AIM | Can you transcribe the data exactly? Leave the pictures out.

DATA SHOWN |
+ + +
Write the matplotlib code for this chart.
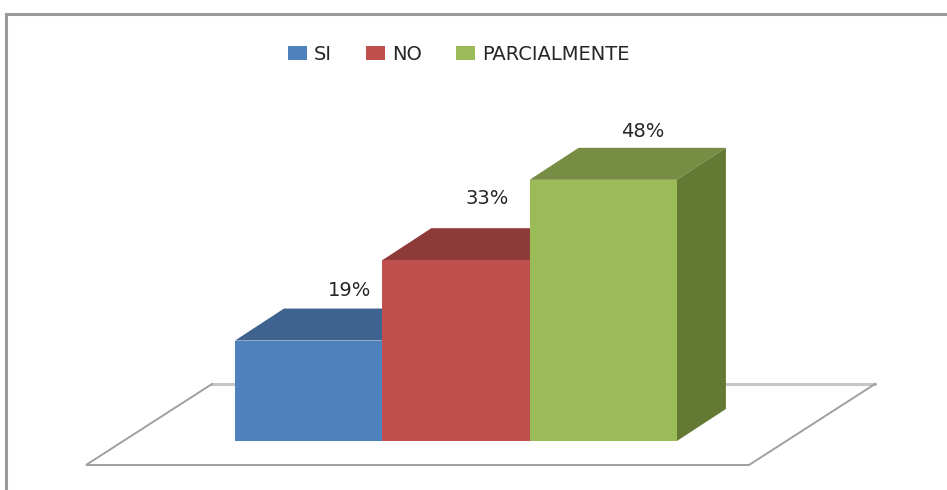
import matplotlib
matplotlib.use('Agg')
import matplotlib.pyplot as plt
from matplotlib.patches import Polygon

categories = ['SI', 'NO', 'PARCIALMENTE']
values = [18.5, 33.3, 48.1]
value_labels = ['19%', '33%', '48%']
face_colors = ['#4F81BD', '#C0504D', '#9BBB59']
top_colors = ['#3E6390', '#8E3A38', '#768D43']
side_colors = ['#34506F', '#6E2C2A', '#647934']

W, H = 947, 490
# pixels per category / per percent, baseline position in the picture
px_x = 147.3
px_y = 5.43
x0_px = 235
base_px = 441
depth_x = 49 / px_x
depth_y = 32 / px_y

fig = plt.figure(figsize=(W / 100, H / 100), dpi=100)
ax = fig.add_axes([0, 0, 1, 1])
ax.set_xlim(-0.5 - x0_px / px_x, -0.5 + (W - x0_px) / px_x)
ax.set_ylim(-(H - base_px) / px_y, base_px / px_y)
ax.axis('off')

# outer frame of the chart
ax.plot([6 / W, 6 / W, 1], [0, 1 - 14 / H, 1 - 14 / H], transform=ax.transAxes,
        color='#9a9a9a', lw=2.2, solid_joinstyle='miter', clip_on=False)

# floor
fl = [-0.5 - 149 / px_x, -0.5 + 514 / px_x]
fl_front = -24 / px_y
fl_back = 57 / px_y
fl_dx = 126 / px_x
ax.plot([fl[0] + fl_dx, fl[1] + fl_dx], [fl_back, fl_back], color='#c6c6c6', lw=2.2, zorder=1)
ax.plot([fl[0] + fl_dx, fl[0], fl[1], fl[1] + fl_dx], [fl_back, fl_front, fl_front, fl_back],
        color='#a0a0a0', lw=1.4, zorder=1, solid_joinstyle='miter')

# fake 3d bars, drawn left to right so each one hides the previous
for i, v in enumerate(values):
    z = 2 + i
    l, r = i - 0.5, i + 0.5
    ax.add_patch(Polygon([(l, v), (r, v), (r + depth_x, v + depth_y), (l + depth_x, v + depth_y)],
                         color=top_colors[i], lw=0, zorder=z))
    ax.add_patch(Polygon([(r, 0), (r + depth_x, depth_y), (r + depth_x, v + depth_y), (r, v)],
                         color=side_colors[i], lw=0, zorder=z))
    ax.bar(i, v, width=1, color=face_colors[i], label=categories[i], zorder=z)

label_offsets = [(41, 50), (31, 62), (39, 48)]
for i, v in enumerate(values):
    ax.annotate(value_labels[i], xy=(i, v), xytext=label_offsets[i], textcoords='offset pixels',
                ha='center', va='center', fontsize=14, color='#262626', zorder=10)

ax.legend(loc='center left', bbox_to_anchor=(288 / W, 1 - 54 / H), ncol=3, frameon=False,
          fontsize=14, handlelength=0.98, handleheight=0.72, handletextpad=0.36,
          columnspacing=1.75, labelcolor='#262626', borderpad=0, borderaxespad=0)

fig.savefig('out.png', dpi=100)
+ + +
ANSWER TO THIS TASK |
Write the matplotlib code for this chart.
import matplotlib
matplotlib.use('Agg')
import matplotlib.pyplot as plt
from matplotlib.patches import Polygon

categories = ['SI', 'NO', 'PARCIALMENTE']
values = [18.5, 33.3, 48.1]
value_labels = ['19%', '33%', '48%']
face_colors = ['#4F81BD', '#C0504D', '#9BBB59']
top_colors = ['#3E6390', '#8E3A38', '#768D43']
side_colors = ['#34506F', '#6E2C2A', '#647934']

W, H = 947, 490
# pixels per category / per percent, baseline position in the picture
px_x = 147.3
px_y = 5.43
x0_px = 235
base_px = 441
depth_x = 49 / px_x
depth_y = 32 / px_y

fig = plt.figure(figsize=(W / 100, H / 100), dpi=100)
ax = fig.add_axes([0, 0, 1, 1])
ax.set_xlim(-0.5 - x0_px / px_x, -0.5 + (W - x0_px) / px_x)
ax.set_ylim(-(H - base_px) / px_y, base_px / px_y)
ax.axis('off')

# outer frame of the chart
ax.plot([6 / W, 6 / W, 1], [0, 1 - 14 / H, 1 - 14 / H], transform=ax.transAxes,
        color='#9a9a9a', lw=2.2, solid_joinstyle='miter', clip_on=False)

# floor
fl = [-0.5 - 149 / px_x, -0.5 + 514 / px_x]
fl_front = -24 / px_y
fl_back = 57 / px_y
fl_dx = 126 / px_x
ax.plot([fl[0] + fl_dx, fl[1] + fl_dx], [fl_back, fl_back], color='#c6c6c6', lw=2.2, zorder=1)
ax.plot([fl[0] + fl_dx, fl[0], fl[1], fl[1] + fl_dx], [fl_back, fl_front, fl_front, fl_back],
        color='#a0a0a0', lw=1.4, zorder=1, solid_joinstyle='miter')

# fake 3d bars, drawn left to right so each one hides the previous
for i, v in enumerate(values):
    z = 2 + i
    l, r = i - 0.5, i + 0.5
    ax.add_patch(Polygon([(l, v), (r, v), (r + depth_x, v + depth_y), (l + depth_x, v + depth_y)],
                         color=top_colors[i], lw=0, zorder=z))
    ax.add_patch(Polygon([(r, 0), (r + depth_x, depth_y), (r + depth_x, v + depth_y), (r, v)],
                         color=side_colors[i], lw=0, zorder=z))
    ax.bar(i, v, width=1, color=face_colors[i], label=categories[i], zorder=z)

label_offsets = [(41, 50), (31, 62), (39, 48)]
for i, v in enumerate(values):
    ax.annotate(value_labels[i], xy=(i, v), xytext=label_offsets[i], textcoords='offset pixels',
                ha='center', va='center', fontsize=14, color='#262626', zorder=10)

ax.legend(loc='center left', bbox_to_anchor=(288 / W, 1 - 54 / H), ncol=3, frameon=False,
          fontsize=14, handlelength=0.98, handleheight=0.72, handletextpad=0.36,
          columnspacing=1.75, labelcolor='#262626', borderpad=0, borderaxespad=0)

fig.savefig('out.png', dpi=100)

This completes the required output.